In the case of G. Shahsi Kumar vs. Management of Indian Industries 1998 : By introducing Section 11-A, the Labour Court and the Industrial Tribunal have been empowered to interfere with the quantum of punishment if it is a he opinion that the punishment awarded was not proportionate to the act of misconduct and that the punishment awarded was not justified keeping in view the facts of the case.”

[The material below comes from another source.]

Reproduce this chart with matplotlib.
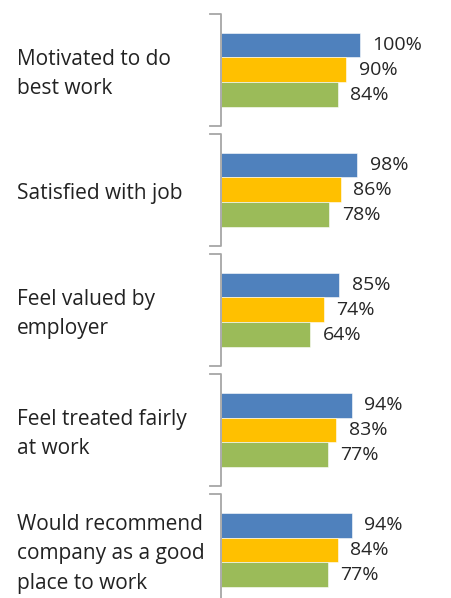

Punishment to be proportionate to the gravity of offence
Gujrat Ambuja Cement Pvt. Ltd. Vs. U.B. Gadhe : A workman may be dismissed from the services by the employer for grave misconduct committed by him and Labour Court or Industrial Tribunal cannot set aside such dismissal and reinstate the workman under Section 11-A Industrial Disputes Act, 1947 simply out of sympathy for the workman. In exercise of power under Section 11-A of I.D. Act, 1947, the Labour Court cannot interfere with the quantum of the punishment imposed by the employer unless punishment is shockingly disproportionate to the proved charges.
Arbitration is a method by which the parties to the dispute agree to refer voluntarily the dispute for settlement to a third neutral person known as arbitrator. The arbitrator, after hearing both the parties to the dispute, determines the rights and duties of the parties to the dispute by its award , which is binding on the parties.
Arbitration being an out of court, method of settlement of dispute is an inexpensive and speedy method of settlement of disputes.
And industrial disputes settle by arbitration under section 10 A of the Industrial Dispute act, 1947. The parties to an industrial dispute may refer an industrial dispute, voluntarily by a written agreement to an arbitrator under section 10 A of the act .
The object of section 10 A is to enable employers and employees to refer their dispute voluntarily to arbitration.
The Industrial Dispute Amendment Act 1982 has inserted new chapter IIB and section 9 -C in the Act for the setting up of grievance settlement authorities and reference of individual disputes to such authorities.
It has been made obligatory for an industrial establishment in which there are 50 or more workmen employed , to set up a time bound grievance redress procedure.